29 Apr Certified Passive House Vs The Pretty Good House—Part III
Part III: What is The Pretty Good House?
I am going to extend the metaphor of my last post, where I compared the Passive House standard to Elizabeth Warren and the country of Germany. Analogously, if the Pretty Good House standard were a politician, it would be Bernie Sanders, if a place, it would be the state of Vermont. I think that captures things nicely.

The idea for the Pretty Good House standard (PGH) got its start in an off-the-cuff remark by builder Dan Kolbert in 2011 at a building science forum he was moderating in Portland, Maine. Kolbert was expressing a frustration he and many builders like him were feeling about what they perceived to be an over-the-top rigor and rigidity in the Passive House Standard. This rigor and rigidity were getting in the way of scaling up sustainable building practices in the market place. Builders like Kolbert felt that the Passive House standard was too expensive, too fussy, and frankly, too elitist. They were ready for something different, a sustainable building standard for “the people,” one that was more approachable but also more holistic.[1] The PGH mantra might read, “don’t let the perfect be the enemy of the good”—or pretty good. It is a standard derived not from the mind of an Elizabeth Warren but from someone like Uncle Bernie, designed to find traction in Burlington, if maybe not so much in Berlin.
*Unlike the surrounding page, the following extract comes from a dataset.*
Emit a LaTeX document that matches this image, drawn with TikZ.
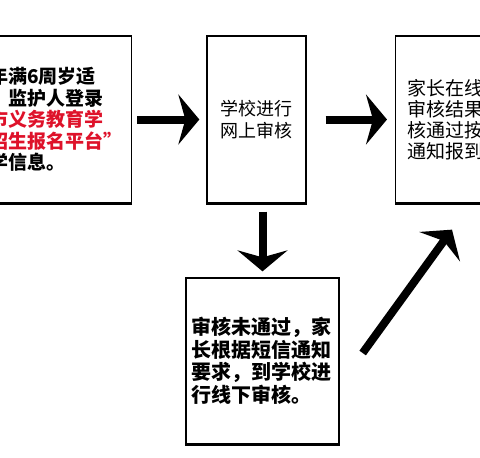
\documentclass[tikz,border=0pt]{standalone}
\usepackage{fontspec}
\newfontfamily\cjk{Noto Sans CJK SC}
\usetikzlibrary{positioning,calc,arrows.meta}
\definecolor{regred}{RGB}{222,18,42}
\tikzset{
flowbox/.style={rectangle, draw=black, line width=1.3pt, minimum height=167pt, inner sep=0pt},
bigarrow/.style={line width=8pt, -{Stealth[length=21pt,width=50pt,inset=7pt]}},
>={Latex[width=2mm,length=2mm]}
}

\begin{document}
\begin{tikzpicture}[x=1pt, y=-1pt, font=\cjk]

\useasboundingbox (0,0) rectangle (480,458);

%Flow nodes
\node[flowbox, anchor=east, text width=134pt, align=left, inner xsep=8pt, font=\cjk\bfseries\fontsize{19pt}{21.5pt}\selectfont] (register) at (132,119.5)
  {年满6周岁适\\，监护人登录\\\textcolor{regred}{市义务教育学}\\\textcolor{regred}{招生报名平台”}\\学信息。};
\node[flowbox, minimum width=99pt, align=center, font=\cjk\fontsize{18pt}{22pt}\selectfont] (online) at (256.5,119.5)
  {学校进行\\网上审核};
\node[flowbox, anchor=west, text width=116pt, align=left, inner xsep=12pt, font=\cjk\fontsize{19pt}{21pt}\selectfont] (result) at (395,119.5)
  {家长在线查看\\审核结果，审\\核通过按短信\\通知报到。};
\node[flowbox, minimum width=153pt, minimum height=166pt, text width=142pt, align=left, font=\cjk\bfseries\fontsize{20pt}{22.5pt}\selectfont] (offline) at (262.5,361)
  {审核未通过，家\\长根据短信通知\\要求，到学校进\\行线下审核。};

% thick lower edges
\foreach \n in {register,online,result,offline}
  \draw[line width=3.5pt] (\n.south west) -- (\n.south east);

%Arrows
\draw[bigarrow, shorten <=5pt, shorten >=7pt] (register.east) -- (register.east -| online.west);
\draw[bigarrow, shorten <=19pt, shorten >=8pt] (online.east) -- (online.east -| result.west);
\draw[bigarrow, shorten <=8pt, shorten >=6pt] (offline.north |- online.south) -- (offline.north);

\coordinate (back) at ($(offline.east)+(23,-8)$);
\coordinate (up) at ($(result.south west)+(57,26)$);
\draw[bigarrow] (back) -- (up);
\end{tikzpicture}
\end{document}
The Pretty Good House standard is less a standard and more just a proposal. Unlike the Passive House standard that sets down a number of non-negotiable metrics that must be met in order to attain certification, the PGH program sets down eight recommendations for building a reasonably and cost-effective energy efficient house. The eight recommendations represent the distillation of wisdom from a group of builders and architects that have been at this game of sustainable building for quite some time. They know what works and what does not, what costs a lot and what costs less. They are a highly motivated and committed group, and they are offering up their recommendations to other builders who are equally committed but may not be as experienced. They are not interested in policing those who might choose to game the system, those, for example, who might market their project as a Pretty Good House, all the while ignoring the majority of the program’s recommendations. They seem to put more trust and stock in the integrity of builders than in the rigor of a system of certification.[2] The upside of that faith-putting shows up in the relative affordability of the projects built under the PGH banner, and this may prove to be the programs real strength.
The eight recommendations of the PGH are as follows:
- Economic Balance. Return on investment metrics should matter more than certification.
- Good building requires a team approach of people willing and able to ever increase their knowledge base.
- Design and Build for the local climate.
- Design in a holistic fashion. Take into account location, size, orientation, shape, comfort and performance. (Notably missing here are durability and resilience, which are paramount for the Passive House Standard.)
- Building Envelope design and integrity. Make it one person’s job to steward this throughout the project, from design through commissioning.
- Use sustainable materials when economically feasible.
- Be conscious of mechanicals. All electric should be a goal. Properly size mechanicals.
- Employ some system of verification so that the build matches the design and the design matches the energy modeling.


Again, advocates for PGH really like to stress the holistic nature of the proposal. This boils down to basic economics. If building a more sustainable housing stock is going to play some part in reducing the extent of climate change, then it is going to have to be more attainable for more and more people. Proponents of PGH are convinced that it is the bread-and-butter recommendations they make, not the metric-chasing, capital consuming requirements of the Passive House Standard, that will allow sustainable building practices to scale up, eventually extending into the standard building codes of local municipalities and States. Now that’s an idea that Uncle Bernie could get behind.
[1] More information about the Pretty Good House Standard can be found at www.prettygoodhouse.org.